Labor Debates Its Future by DAVID MOBERG, The Nation
'The fundamental question,' Cohen argues, 'is a voice at work--not only a voice, but effective participation in the way decisions are made at work.' If that's the goal, then internal union democracy is necessary but not sufficient. It's necessary because workers do want a union in which they ultimately make decisions and can check abuses of power, not simply a force working on their behalf. And a union in which members do not have a voice is not likely to provide the voice at work that an increasingly well-educated workforce wants. But democracy alone is not an organizing strategy. Unions need effective structures, organizers who can mobilize members, adequate resources, solidarity, strategy and leadership. Those are neither identical to democracy nor guaranteed by democracy. Ultimately, workers are not well served by either weak democratic or strong autocratic institutions.

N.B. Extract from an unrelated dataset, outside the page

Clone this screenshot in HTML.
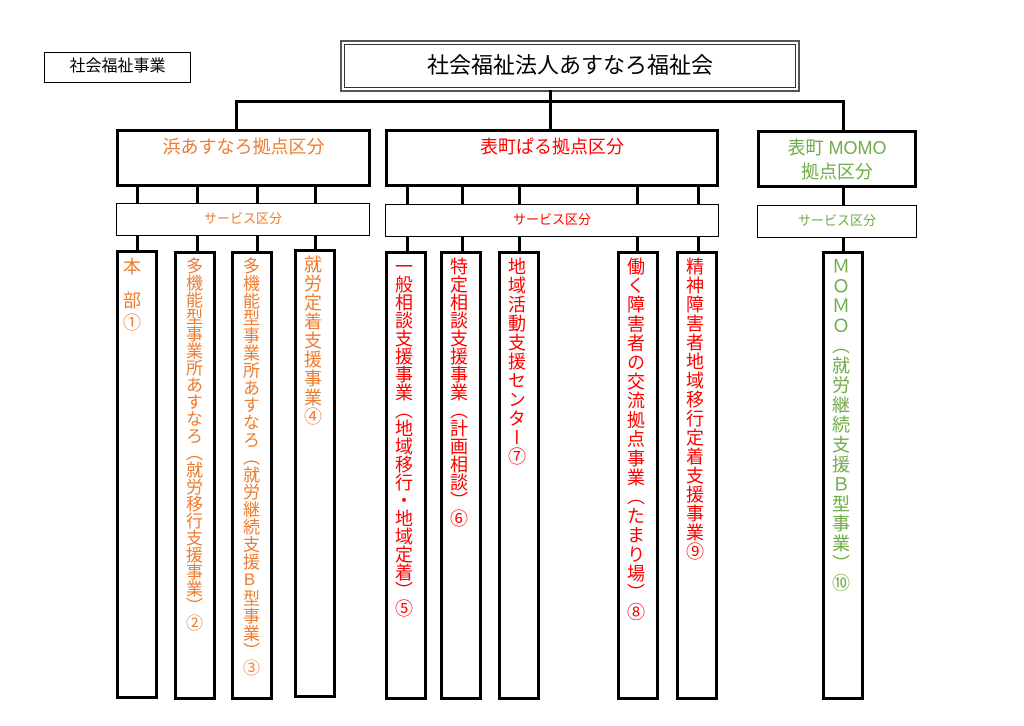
<!DOCTYPE html>
<html><head><meta charset="utf-8"><style>
body{margin:0;width:1024px;height:726px;background:#fff;position:relative;overflow:hidden;font-family:"Liberation Sans","Noto Sans CJK JP",sans-serif}
.a{position:absolute;box-sizing:border-box}
.l{position:absolute;background:#000}
.big{border:3px solid #000;background:#fff;text-align:center;font-size:18px;padding-top:3px;line-height:24px}
.svc{border:1.5px solid #000;background:#fff;text-align:center;font-size:13px;line-height:30px}
.col{border:3px solid #000;background:#fff;top:250px;height:449px;width:42px}
.v{position:absolute;top:3px;left:3px;writing-mode:vertical-rl;text-orientation:upright;font-size:18px;line-height:24px;letter-spacing:1px;white-space:nowrap}
.o{color:#ED7D31}.r{color:#F00}.g{color:#70AD47}
</style></head><body>
<div class="a" style="left:44px;top:52px;width:147px;height:31px;border:1.5px solid #000;font-size:16px;text-align:center;line-height:28px">社会福祉事業</div>
<div class="a" style="left:340px;top:40px;width:460px;height:52px;border:2px solid #555"></div>
<div class="a" style="left:344px;top:44px;width:452px;height:44px;border:1.5px solid #333;font-size:22px;text-align:center;line-height:42px">社会福祉法人あすなろ福祉会</div>

<div class="l" style="left:549px;top:90px;width:3px;height:41px"></div>
<div class="l" style="left:235px;top:100px;width:610px;height:3px"></div>
<div class="l" style="left:235px;top:100px;width:3px;height:31px"></div>
<div class="l" style="left:842px;top:100px;width:3px;height:31px"></div>

<div class="a big o" style="left:116px;top:129px;width:255px;height:58px">浜あすなろ拠点区分</div>
<div class="a big r" style="left:385px;top:129px;width:334px;height:58px">表町ぱる拠点区分</div>
<div class="a big g" style="left:757px;top:130px;width:160px;height:58px">表町 MOMO<br>拠点区分</div>

<div class="l" style="left:136px;top:186px;width:3px;height:65px"></div>
<div class="l" style="left:196px;top:186px;width:3px;height:66px"></div>
<div class="l" style="left:256px;top:186px;width:3px;height:66px"></div>
<div class="l" style="left:314px;top:186px;width:3px;height:64px"></div>
<div class="l" style="left:406px;top:186px;width:3px;height:66px"></div>
<div class="l" style="left:461px;top:186px;width:3px;height:66px"></div>
<div class="l" style="left:518px;top:186px;width:3px;height:66px"></div>
<div class="l" style="left:636px;top:186px;width:3px;height:66px"></div>
<div class="l" style="left:697px;top:186px;width:3px;height:66px"></div>
<div class="l" style="left:842px;top:187px;width:3px;height:65px"></div>

<div class="a svc o" style="left:116px;top:203px;width:254px;height:33px">サービス区分</div>
<div class="a svc r" style="left:385px;top:204px;width:334px;height:33px">サービス区分</div>
<div class="a svc g" style="left:757px;top:205px;width:160px;height:33px">サービス区分</div>

<div class="a col" style="left:116px">
  <div class="a o" style="left:4px;top:3px;font-size:18px;line-height:22px">本</div>
  <div class="a o" style="left:4px;top:37px;font-size:18px;line-height:22px">部<br>①</div>
</div>
<div class="a col" style="left:174px;top:251px"><div class="v o" style="font-size:17px;letter-spacing:0">多機能型事業所あすなろ（就労移行支援事業）②</div></div>
<div class="a col" style="left:231px;top:251px"><div class="v o" style="font-size:17px;letter-spacing:0.4px">多機能型事業所あすなろ（就労継続支援B型事業）③</div></div>
<div class="a col" style="left:294px;top:249px"><div class="v o">就労定着支援事業④</div></div>
<div class="a col" style="left:385px;top:251px"><div class="v r" style="letter-spacing:0">一般相談支援事業（地域移行・地域定着）⑤</div></div>
<div class="a col" style="left:440px;top:251px"><div class="v r" style="letter-spacing:0">特定相談支援事業（計画相談）⑥</div></div>
<div class="a col" style="left:498px;top:251px"><div class="v r">地域活動支援センター⑦</div></div>
<div class="a col" style="left:617px;top:251px"><div class="v r" style="letter-spacing:1.2px">働く障害者の交流拠点事業（たまり場）⑧</div></div>
<div class="a col" style="left:676px;top:251px"><div class="v r">精神障害者地域移行定着支援事業⑨</div></div>
<div class="a col" style="left:822px;top:251px"><div class="v g" style="letter-spacing:1.8px">ＭＯＭＯ（就労継続支援Ｂ型事業）⑩</div></div>
</body></html>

The need for strategic, focused growth for power is undeniable. Stern rightly urges unions to build institutions that can match the power of global corporations and raise the standards for workers across an industry. But it is equally important to create a broad working-class movement for economic democracy driven by existing union members and newly recruited workers. Whatever compromise structural reforms they finally adopt, labor leaders must overcome their institutional rivalries to recognize that they have at least as much shared interest in the success of organizing as they do in political victory. The cheery side of labor's plight is that even though there are many obstacles to organizing, there's no shortage of opportunities. The next few months will test how labor plans to rise to that challenge.